You may also love our macro friendly white chocolate chip banana bread recipe!

Macro Friendly Chocolate Zucchini Bread
Equipment
- 2 Mixing bowls
- 1 Spoon or spatula for mixing
- Measuring Cups & Spoons
- 1 Electric mixer
- 1 Vegetable or cheese grater
- 2 Standard loaf pans (8-1/2 x 4-1/2 x 2-1/2 inches)
Ingredients
- 2 cups fresh zucchini, shredded (about 2 large zucchini)
- 3 large eggs
- 1½ cups unsweetened applesauce
- 3 tbsp vanilla extract
- 1 cup granulated sugar
- 1 cup granulated sugar substitute (I used Swerve)
- 1½ cups white flour
- 1½ cups whole wheat flour
- ½ cup cocoa powder
- 1 cup chocolate chips
- 1 tsp Baking soda
- 1 tsp Baking powder
- 1 tsp salt
- 1 tsp Cinnamon
- Cooking spray
Instructions
- Preheat oven to 350 degrees and spray two loaf pans generously with nonstick cooking spray.
- Using a vegetable grater, shred your zucchini in a large bowl.
- In another bowl, mix together sugar, sugar substitute, white flour, wheat flour, cocoa powder, baking soda, baking powder, salt, and cinnamon until well combined.
- Add in eggs, vanilla, unsweetened applesauce, and vanilla extract. Blend using a blender until well combined, careful not to overmix. Fold in the zucchini and chocolate chips.

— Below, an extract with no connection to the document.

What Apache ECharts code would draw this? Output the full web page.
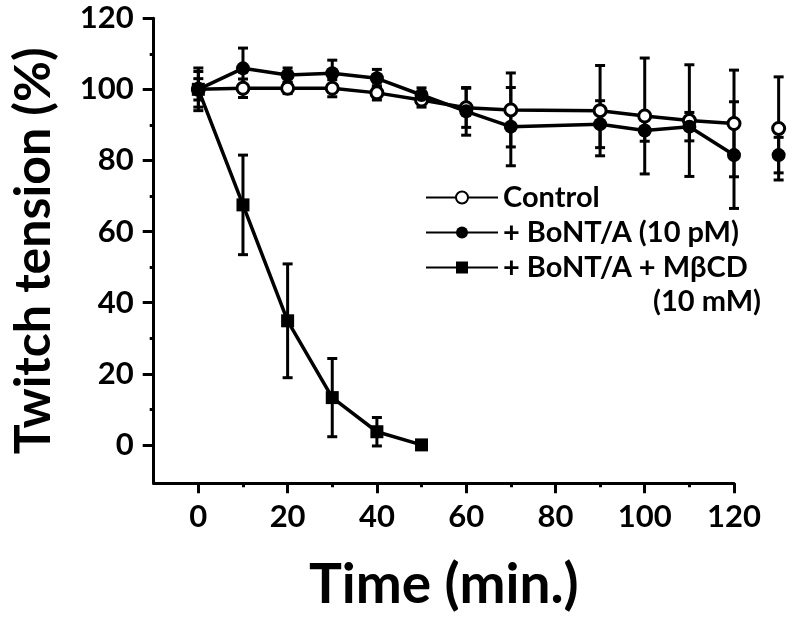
<!DOCTYPE html>
<html><head><meta charset="utf-8">
<script src="https://cdn.jsdelivr.net/npm/echarts@6/dist/echarts.min.js"></script>
<style>html,body{margin:0;padding:0;background:#fff}#c{width:800px;height:626px}</style>
</head><body><div id="c"></div>
<script>
// ---- data ----
const time = [0, 10, 20, 30, 40, 50, 60, 70, 90, 100, 110, 120, 130];
const controlMean = [100, 100.3, 100.3, 100.3, 99, 97, 94.8, 94.2, 94, 92.5, 91.2, 90.4, 89];
const controlSD   = [3, 2.6, 1.5, 2.4, 2, 2, 5.5, 10.4, 12.7, 16.3, 15.7, 15, 14.5];
const bontMean = [100, 105.9, 104, 104.5, 103.1, 98.4, 93.8, 89.5, 90.2, 88.4, 89.5, 81.5, 81.5];
const bontSD   = [5, 5.7, 2, 3.7, 2.5, 2, 6.7, 11, 6.6, 3, 4, 15, 5];
const mbcdTime = [0, 10, 20, 30, 40, 50];
const mbcdMean = [100, 67.5, 34.9, 13.3, 3.7, 0];
const mbcdSD   = [6, 14, 16, 11, 4, 0.8];
const xMajorTicks = [0, 20, 40, 60, 80, 100, 120];
const xMinorTicks = [10, 30, 50, 70, 90, 110];
const yMajorTicks = [0, 20, 40, 60, 80, 100, 120];
const yMinorTicks = [10, 30, 50, 70, 90, 110];
const names = ['Control', '+ BoNT/A (10 pM)', '+ BoNT/A + MβCD (10 mM)'];

// ---- helpers ----
const FONT = 'Lato';
const pairs = (ts, m) => ts.map((t, i) => [t, m[i]]);
const errs = (ts, m, s) => ts.map((t, i) => [t, m[i] - s[i], m[i] + s[i]]);
function renderErr(params, api) {
  const x = api.value(0);
  const lo = api.coord([x, api.value(1)]);
  const hi = api.coord([x, api.value(2)]);
  const hw = 5;
  const style = { stroke: '#000', lineWidth: 3 };
  return { type: 'group', children: [
    { type: 'line', shape: { x1: lo[0], y1: lo[1], x2: hi[0], y2: hi[1] }, style: style },
    { type: 'line', shape: { x1: lo[0] - hw, y1: lo[1], x2: lo[0] + hw, y2: lo[1] }, style: style },
    { type: 'line', shape: { x1: hi[0] - hw, y1: hi[1], x2: hi[0] + hw, y2: hi[1] }, style: style }
  ]};
}
const axLine = { show: true, onZero: false, lineStyle: { color: '#000', width: 3 } };
const tickStyle = { color: '#000', width: 3 };
const labelStyle = { color: '#000', fontFamily: FONT, fontWeight: 'bold', fontSize: 31 };

const chart = echarts.init(document.getElementById('c'), null, { renderer: 'canvas' });
chart.setOption({
  animation: false,
  backgroundColor: '#fff',
  grid: { left: 153.7, right: 66, top: 18.2, bottom: 142.7, containLabel: false, outerBoundsMode: 'none' },
  xAxis: [
    { type: 'value', min: -10, max: 120, position: 'bottom',
      axisLine: axLine,
      axisTick: { show: true, inside: false, customValues: xMajorTicks, length: 10, lineStyle: tickStyle },
      axisLabel: Object.assign({ customValues: xMajorTicks, margin: 18 }, labelStyle),
      splitLine: { show: false },
      name: 'Time (min.)', nameLocation: 'middle', nameGap: 74,
      nameTextStyle: { color: '#000', fontFamily: FONT, fontWeight: 'bold', fontSize: 55 } },
    { type: 'value', min: -10, max: 120, position: 'bottom',
      axisLine: { show: false, onZero: false },
      axisTick: { show: true, customValues: xMinorTicks, length: 4, lineStyle: tickStyle },
      axisLabel: { show: false }, splitLine: { show: false } }
  ],
  yAxis: [
    { type: 'value', min: -10.8, max: 120, position: 'left',
      axisLine: axLine,
      axisTick: { show: true, customValues: yMajorTicks, length: 11, lineStyle: tickStyle },
      axisLabel: Object.assign({ customValues: yMajorTicks, margin: 20 }, labelStyle),
      splitLine: { show: false },
      name: 'Twitch tension (%)', nameLocation: 'middle', nameGap: 95,
      nameTextStyle: { color: '#000', fontFamily: FONT, fontWeight: 'bold', fontSize: 50 } },
    { type: 'value', min: -10.8, max: 120, position: 'left', offset: 0,
      axisLine: { show: false, onZero: false },
      axisTick: { show: true, customValues: yMinorTicks, length: 4, lineStyle: tickStyle },
      axisLabel: { show: false }, splitLine: { show: false } }
  ],
  legend: {
    orient: 'vertical', left: 420, top: 175, itemWidth: 72, itemHeight: 15, itemGap: 0,
    data: names,
    formatter: n => n.replace(' (10 mM)', ''),
    lineStyle: { width: 2 },
    textStyle: { color: '#000', fontFamily: FONT, fontWeight: 'bold', fontSize: 29, lineHeight: 35 }
  },
  graphic: [
    { type: 'text', left: 653, top: 287, style: { text: '(10 mM)', fill: '#000', font: 'bold 29px Lato' } }
  ],
  series: [
    { name: 'errControl', type: 'custom', renderItem: renderErr, clip: false, z: 1,
      encode: { x: 0, y: [1, 2] }, data: errs(time, controlMean, controlSD) },
    { name: 'errBont', type: 'custom', renderItem: renderErr, clip: false, z: 1,
      encode: { x: 0, y: [1, 2] }, data: errs(time, bontMean, bontSD) },
    { name: 'errMbcd', type: 'custom', renderItem: renderErr, clip: false, z: 1,
      encode: { x: 0, y: [1, 2] }, data: errs(mbcdTime, mbcdMean, mbcdSD) },
    { name: names[0], type: 'line', clip: false, z: 2, data: pairs(time, controlMean),
      symbol: 'circle', symbolSize: 12, showAllSymbol: true,
      itemStyle: { color: '#fff', borderColor: '#000', borderWidth: 3 },
      lineStyle: { color: '#000', width: 3.5 } },
    { name: names[1], type: 'line', clip: false, z: 3, data: pairs(time, bontMean),
      symbol: 'circle', symbolSize: 14, showAllSymbol: true,
      itemStyle: { color: '#000' }, lineStyle: { color: '#000', width: 3.5 } },
    { name: names[2], type: 'line', clip: false, z: 4, data: pairs(mbcdTime, mbcdMean),
      symbol: 'rect', symbolSize: 13, showAllSymbol: true,
      itemStyle: { color: '#000' }, lineStyle: { color: '#000', width: 3.5 } }
  ]
});
</script>
</body></html>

- Pour the batter into prepared loaf pans, splitting evenly between the two pans. Bake for 50-60 minutes or until a toothpick inserted in the center comes out clean and the tops are springy. Remove loaf pans from oven, carefully dump bread out and onto a cooling rack and cool completely before slicing.